Wednesday, April 7, 2010

Glom

Dave tells me that my blog is taking too long to load, which usually means that I have too many posts with pictures which means it’s time for me to do some actual writing and stop relying on my photos to do the talking, which means I must squeeze my eyes shut and cajole my brain into coming up with some sort of idea  ‘round which to write.

But I really can’t come up with a solid multi-paragraph topic.  So how about a conglomeration of ideas?  A glom, I will call it, which sounds pretty fancy, when you think about it.

So, Ben is the Star of the Week at school, which means more work for me that he must bring in something special to share each day.  But this is his second time being Star of the Week and he doesn’t know what to take in.  I woke up last night and had an idea (I also woke up at a different time last night with the terrible thought that the guinea pig may have fleas because we’ve been letting him roam in the grass outside… is it any wonder the bags under my eyes look packed for vacation?) that I would show him a card trick and he could show his class during SOTW time and be a Magic Hero!

So I showed him.  It involved peeking at one card to clue you in on the card your “pigeon” was looking at.  When I explained it to him, he said, “But mom, that’s not magic, you’re just going through the cards picking out the right one.”  I explained that, yes indeed, I AM doing that, but it is amazing how I know which card to pick!  Then, with tears in his eyes, he said, “But that’s a trick, I thought you were going to show me magic!”  Which was when I explained there was no magic, it was all tricks, and he looked totally crestfallen and I realized I had just cruelly ripped away a tiny piece of his childhood.

He took his iPod to school to show his class.

Next up in the glom, it’s that time of year when people open their car windows so their dogs can stick their heads out to enjoy the breeze.  Whenever I am driving and see this, I say to the kids, “Oh, well, that’s just so sad.”  This will get their attention.  “What!? What!?” they yell (let’s face it, we all like to rubberneck at sad things).  So I say, “Just look at that kid in the car next to us.  Well, that is just the ugliest kid I ever saw.  All that hair on his face.  And that long nose.  And those ears, my gosh, that poor kid must get teased a lot.”

And they will protest and say, “Mom!  That’s a dog!  Not a kid!”  And I will deny it and boo-hoo the fact that the kid isn’t even buckled in, so it’s sad and dangerous, and I think I may need to call 911 to report this.  And there’s lots of laughing and the kids think I am HI-larious!  Probably in a few years they will be rolling their eyes at me and saying, “Mother.  Enough with the Ugly Kid Who’s a Dog joke.  It hasn’t been funny since the Obama administration.”  But for now I am THE BEST.

Finally, speaking of open windows, a gentle reminder to all you parents out there, that when your windows are open, you must yell at your children with kindness and respect, as all of your neighbors can hear your business.  Now, I am generally not a yeller.  I am more of a sigher.  Like, “<sigh> Who used permanent markers here on the carpet??? <sigh>”  But I do get worked up, and Dave is good at giving me an elbow to the ribs coupled with a chin point to the open window to remind me that the neighbors are in for a show if I don’t take it down a notch.

When I was a kid, we knew we were in trouble when mom (yes, the same person who takes my children on candy sprees) started closing the windows of the house.   Someone was about to get it! 

And it wasn’t going to be chocolate coated and sprinkled with gummy bears.

3 comments:

stephanie said...

Oh Beth, you are soooooo funny!!! I love this post!!! May I borrow the ugly kid/dog joke?
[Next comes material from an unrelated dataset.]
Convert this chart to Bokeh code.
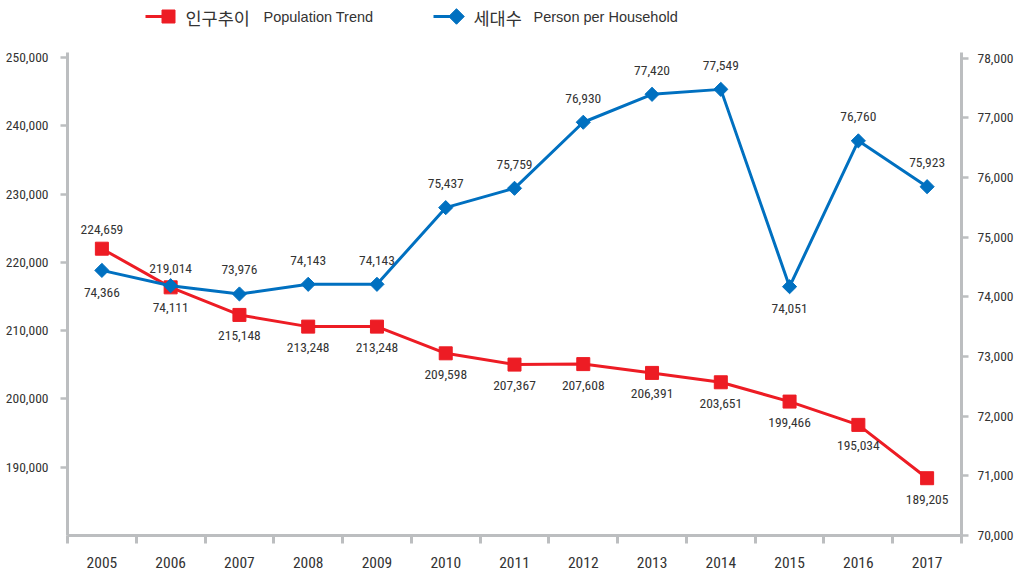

I'd like to add that to my repertoire. Another way to embarrass the kiddos when their friends are in the car! You rock woman!!!

Amy said...

OMG Beth that is hilarious! I LOVE reading your posts!!

Deb said...

I had to laugh at your Yelling at Your Kids with the Windows Open Glom ... well, the WHOLE Glom, really, but this particular part I shall comment about.

I didn't know you could hear conversations through windows until I got my hearing aids a couple months ago, and now I'm horrified by what my neighbors must think of me. Because I am a YELLER. Sort of like learning you can hear through closed bathroom doors. Ugh.